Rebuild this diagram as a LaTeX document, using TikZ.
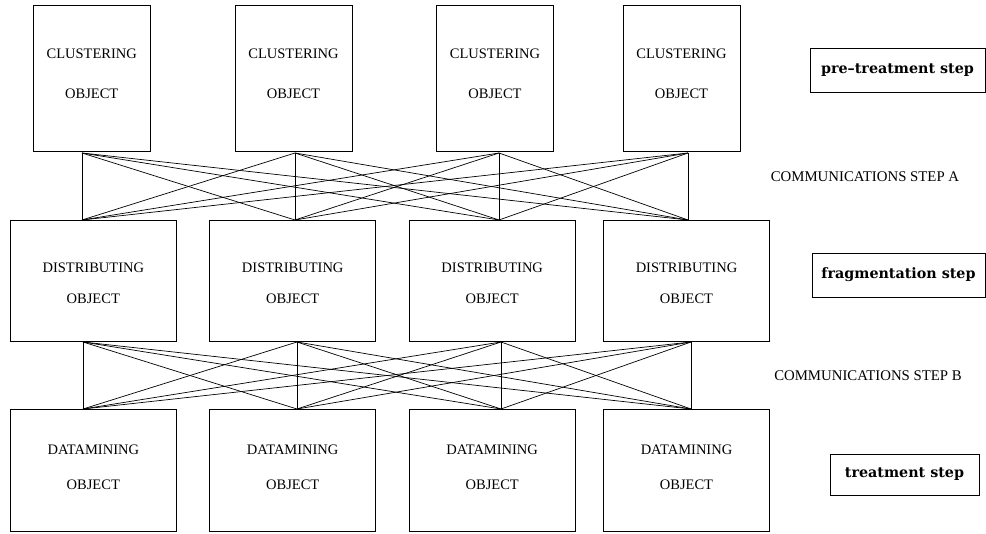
\documentclass[tikz,border=0pt]{standalone}
\usepackage{fontspec}
\setmainfont{Liberation Serif}
\newfontfamily\stepfont[Ligatures=TeX]{DejaVu Serif}
\usetikzlibrary{positioning}
\tikzset{
    object/.style={draw,line width=0.8pt,inner sep=0pt,outer sep=0pt},
    objtext/.style={align=center,inner sep=0pt,font=\fontsize{14.5}{17}\selectfont},
    cluster/.style={object,minimum width=117pt,minimum height=146pt},
    distrib/.style={object,minimum width=166pt,minimum height=121pt},
    mining/.style={object,minimum width=166pt,minimum height=122pt},
    stepbox/.style={draw,line width=0.8pt,inner sep=0pt,font=\stepfont\bfseries\fontsize{14.3}{17}\selectfont},
    comm/.style={font=\fontsize{14.8}{17}\selectfont,inner sep=0pt},
}

\begin{document}
\begin{tikzpicture}[x=1pt,y=-1pt,link/.style={line width=0.7pt}]
		\useasboundingbox (0,0) rectangle (986,534);
		
		% clustering objects
		\node[cluster,label={[objtext,yshift=4pt]center:CLUSTERING\\[23pt]OBJECT}] (c1) at (91.7,78) {};
		\node[cluster,label={[objtext,yshift=4pt]center:CLUSTERING\\[23pt]OBJECT}] (c2) at (293.5,78) {};
		\node[cluster,label={[objtext,yshift=4pt]center:CLUSTERING\\[23pt]OBJECT}] (c3) at (495,78) {};
		\node[cluster,label={[objtext,yshift=4pt]center:CLUSTERING\\[23pt]OBJECT}] (c4) at (681.5,78) {};
		
		% distributing objects
		\node[distrib,label={[objtext,yshift=-3pt]center:DISTRIBUTING\\[14pt]OBJECT}] (d1) at (93.3,280.5) {};
		\node[distrib,label={[objtext,yshift=-3pt]center:DISTRIBUTING\\[14pt]OBJECT}] (d2) at (292.7,280.5) {};
		\node[distrib,label={[objtext,yshift=-3pt]center:DISTRIBUTING\\[14pt]OBJECT}] (d3) at (492.2,280.5) {};
		\node[distrib,label={[objtext,yshift=-3pt]center:DISTRIBUTING\\[14pt]OBJECT}] (d4) at (686.5,280.5) {};
		
		% datamining objects
		\node[mining,label={[objtext,yshift=3pt]center:DATAMINING\\[18pt]OBJECT}] (m1) at (93.3,470) {};
		\node[mining,label={[objtext,yshift=3pt]center:DATAMINING\\[18pt]OBJECT}] (m2) at (292.7,470) {};
		\node[mining,label={[objtext,yshift=3pt]center:DATAMINING\\[18pt]OBJECT}] (m3) at (492.2,470) {};
		\node[mining,label={[objtext,yshift=3pt]center:DATAMINING\\[18pt]OBJECT}] (m4) at (686.5,470) {};
		
		% step labels
		\node[stepbox,minimum width=175pt,minimum height=44pt] (pre) at (897.5,70) {pre–treatment step};
		\node[stepbox,minimum width=173pt,minimum height=44pt] (frag) at (898.5,275) {fragmentation step};
		\node[stepbox,minimum width=149pt,minimum height=41pt] (treat) at (904.5,474.5) {treatment step};
		\node[comm] (stepA) at (865,177) {COMMUNICATIONS STEP A};
		\node[comm] (stepB) at (868,376) {COMMUNICATIONS STEP B};
		
		% link points
		\coordinate (c1b) at (82,153);
		\coordinate (c2b) at (295,153);
		\coordinate (c3b) at (499,153);
		\coordinate (c4b) at (688,153);
		\coordinate (d1t) at (82,220);
		\coordinate (d2t) at (295,220);
		\coordinate (d3t) at (499,220);
		\coordinate (d4t) at (688,220);
		\coordinate (d1b) at (83,342);
		\coordinate (d2b) at (297,342);
		\coordinate (d3b) at (501,342);
		\coordinate (d4b) at (691,342);
		\coordinate (m1t) at (83,409);
		\coordinate (m2t) at (297,409);
		\coordinate (m3t) at (501,409);
		\coordinate (m4t) at (691,409);
		
		% communications step A
		\path[link]
		(c1b) edge (d1t) edge (d2t) edge (d3t) edge (d4t)
		(c2b) edge (d1t) edge (d2t) edge (d3t) edge (d4t)
		(c3b) edge (d1t) edge (d2t) edge (d3t) edge (d4t)
		(c4b) edge (d1t) edge (d2t) edge (d3t) edge (d4t);
		
		% communications step B
		\path[link]
		(d1b) edge (m1t) edge (m2t) edge (m3t) edge (m4t)
		(d2b) edge (m1t) edge (m2t) edge (m3t) edge (m4t)
		(d3b) edge (m1t) edge (m2t) edge (m3t) edge (m4t)
		(d4b) edge (m1t) edge (m2t) edge (m3t) edge (m4t);
		\end{tikzpicture}
\end{document}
★ ★ ★ ★ ★
» Exercise objective
Write out nothing but the lines from the start of the data through the line with "(c4) at (681.5,78)". Leave out the pictures.

» Finished answer
Rebuild this diagram as a LaTeX document, using TikZ.
\documentclass[tikz,border=0pt]{standalone}
\usepackage{fontspec}
\setmainfont{Liberation Serif}
\newfontfamily\stepfont[Ligatures=TeX]{DejaVu Serif}
\usetikzlibrary{positioning}
\tikzset{
    object/.style={draw,line width=0.8pt,inner sep=0pt,outer sep=0pt},
    objtext/.style={align=center,inner sep=0pt,font=\fontsize{14.5}{17}\selectfont},
    cluster/.style={object,minimum width=117pt,minimum height=146pt},
    distrib/.style={object,minimum width=166pt,minimum height=121pt},
    mining/.style={object,minimum width=166pt,minimum height=122pt},
    stepbox/.style={draw,line width=0.8pt,inner sep=0pt,font=\stepfont\bfseries\fontsize{14.3}{17}\selectfont},
    comm/.style={font=\fontsize{14.8}{17}\selectfont,inner sep=0pt},
}

\begin{document}
\begin{tikzpicture}[x=1pt,y=-1pt,link/.style={line width=0.7pt}]
		\useasboundingbox (0,0) rectangle (986,534);
		
		% clustering objects
		\node[cluster,label={[objtext,yshift=4pt]center:CLUSTERING\\[23pt]OBJECT}] (c1) at (91.7,78) {};
		\node[cluster,label={[objtext,yshift=4pt]center:CLUSTERING\\[23pt]OBJECT}] (c2) at (293.5,78) {};
		\node[cluster,label={[objtext,yshift=4pt]center:CLUSTERING\\[23pt]OBJECT}] (c3) at (495,78) {};
		\node[cluster,label={[objtext,yshift=4pt]center:CLUSTERING\\[23pt]OBJECT}] (c4) at (681.5,78) {};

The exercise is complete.